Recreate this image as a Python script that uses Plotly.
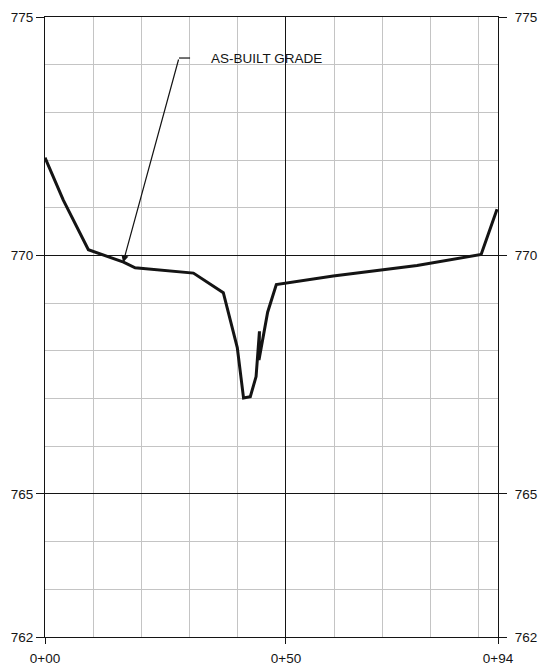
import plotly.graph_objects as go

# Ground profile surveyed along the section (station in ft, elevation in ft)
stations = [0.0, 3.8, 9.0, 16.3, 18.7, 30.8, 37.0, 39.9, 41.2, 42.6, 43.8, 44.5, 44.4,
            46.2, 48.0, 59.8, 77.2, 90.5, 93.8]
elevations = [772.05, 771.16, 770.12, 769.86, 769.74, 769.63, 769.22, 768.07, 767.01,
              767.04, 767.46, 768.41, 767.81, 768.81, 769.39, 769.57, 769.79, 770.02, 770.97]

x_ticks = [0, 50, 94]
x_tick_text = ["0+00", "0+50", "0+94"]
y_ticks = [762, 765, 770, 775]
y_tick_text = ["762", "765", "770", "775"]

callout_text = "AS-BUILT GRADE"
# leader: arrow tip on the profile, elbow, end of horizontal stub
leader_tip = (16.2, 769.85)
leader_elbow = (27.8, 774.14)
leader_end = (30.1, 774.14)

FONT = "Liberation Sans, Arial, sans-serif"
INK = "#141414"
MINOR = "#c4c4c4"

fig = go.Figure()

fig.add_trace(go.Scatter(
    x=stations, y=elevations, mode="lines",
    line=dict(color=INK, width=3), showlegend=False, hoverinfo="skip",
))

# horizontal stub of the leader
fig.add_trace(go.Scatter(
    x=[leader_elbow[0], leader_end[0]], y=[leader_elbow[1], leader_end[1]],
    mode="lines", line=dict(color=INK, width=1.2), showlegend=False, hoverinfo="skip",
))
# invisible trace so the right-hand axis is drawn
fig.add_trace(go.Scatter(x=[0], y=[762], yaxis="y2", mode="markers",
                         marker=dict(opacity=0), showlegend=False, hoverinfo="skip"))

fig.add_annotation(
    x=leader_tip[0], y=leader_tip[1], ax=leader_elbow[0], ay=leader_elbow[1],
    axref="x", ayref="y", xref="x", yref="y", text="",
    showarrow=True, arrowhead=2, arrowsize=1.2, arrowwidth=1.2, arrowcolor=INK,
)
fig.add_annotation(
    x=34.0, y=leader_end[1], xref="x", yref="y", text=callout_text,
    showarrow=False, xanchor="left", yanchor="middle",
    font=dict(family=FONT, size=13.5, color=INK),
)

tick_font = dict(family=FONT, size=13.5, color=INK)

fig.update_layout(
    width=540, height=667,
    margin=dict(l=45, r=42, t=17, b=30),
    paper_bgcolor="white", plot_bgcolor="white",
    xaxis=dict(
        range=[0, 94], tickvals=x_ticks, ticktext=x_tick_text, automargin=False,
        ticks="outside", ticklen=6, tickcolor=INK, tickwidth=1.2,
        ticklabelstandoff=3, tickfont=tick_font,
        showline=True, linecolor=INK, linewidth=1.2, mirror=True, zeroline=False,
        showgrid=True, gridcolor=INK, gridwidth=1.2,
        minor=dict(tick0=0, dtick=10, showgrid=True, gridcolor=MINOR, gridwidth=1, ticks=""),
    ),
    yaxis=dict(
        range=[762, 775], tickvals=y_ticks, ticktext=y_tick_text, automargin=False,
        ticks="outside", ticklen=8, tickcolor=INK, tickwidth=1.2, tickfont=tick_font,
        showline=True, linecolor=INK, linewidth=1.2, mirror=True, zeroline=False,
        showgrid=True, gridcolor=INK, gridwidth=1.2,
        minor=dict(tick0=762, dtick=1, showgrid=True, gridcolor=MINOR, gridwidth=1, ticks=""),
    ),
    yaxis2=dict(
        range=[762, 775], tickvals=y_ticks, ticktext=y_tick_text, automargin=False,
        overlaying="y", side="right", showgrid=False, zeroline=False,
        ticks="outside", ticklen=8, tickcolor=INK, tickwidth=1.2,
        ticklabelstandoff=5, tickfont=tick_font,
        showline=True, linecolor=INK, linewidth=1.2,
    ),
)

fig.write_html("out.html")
■ ■ ■ ■ ■ ■ ■
→ What is asked: Output exactly the span of lines from the top of the listing through the line holding "tick_font = dict(family=FONT, size=13.5, color=INK)", and leave every picture out.

→ Finished task:
Recreate this image as a Python script that uses Plotly.
import plotly.graph_objects as go

# Ground profile surveyed along the section (station in ft, elevation in ft)
stations = [0.0, 3.8, 9.0, 16.3, 18.7, 30.8, 37.0, 39.9, 41.2, 42.6, 43.8, 44.5, 44.4,
            46.2, 48.0, 59.8, 77.2, 90.5, 93.8]
elevations = [772.05, 771.16, 770.12, 769.86, 769.74, 769.63, 769.22, 768.07, 767.01,
              767.04, 767.46, 768.41, 767.81, 768.81, 769.39, 769.57, 769.79, 770.02, 770.97]

x_ticks = [0, 50, 94]
x_tick_text = ["0+00", "0+50", "0+94"]
y_ticks = [762, 765, 770, 775]
y_tick_text = ["762", "765", "770", "775"]

callout_text = "AS-BUILT GRADE"
# leader: arrow tip on the profile, elbow, end of horizontal stub
leader_tip = (16.2, 769.85)
leader_elbow = (27.8, 774.14)
leader_end = (30.1, 774.14)

FONT = "Liberation Sans, Arial, sans-serif"
INK = "#141414"
MINOR = "#c4c4c4"

fig = go.Figure()

fig.add_trace(go.Scatter(
    x=stations, y=elevations, mode="lines",
    line=dict(color=INK, width=3), showlegend=False, hoverinfo="skip",
))

# horizontal stub of the leader
fig.add_trace(go.Scatter(
    x=[leader_elbow[0], leader_end[0]], y=[leader_elbow[1], leader_end[1]],
    mode="lines", line=dict(color=INK, width=1.2), showlegend=False, hoverinfo="skip",
))
# invisible trace so the right-hand axis is drawn
fig.add_trace(go.Scatter(x=[0], y=[762], yaxis="y2", mode="markers",
                         marker=dict(opacity=0), showlegend=False, hoverinfo="skip"))

fig.add_annotation(
    x=leader_tip[0], y=leader_tip[1], ax=leader_elbow[0], ay=leader_elbow[1],
    axref="x", ayref="y", xref="x", yref="y", text="",
    showarrow=True, arrowhead=2, arrowsize=1.2, arrowwidth=1.2, arrowcolor=INK,
)
fig.add_annotation(
    x=34.0, y=leader_end[1], xref="x", yref="y", text=callout_text,
    showarrow=False, xanchor="left", yanchor="middle",
    font=dict(family=FONT, size=13.5, color=INK),
)

tick_font = dict(family=FONT, size=13.5, color=INK)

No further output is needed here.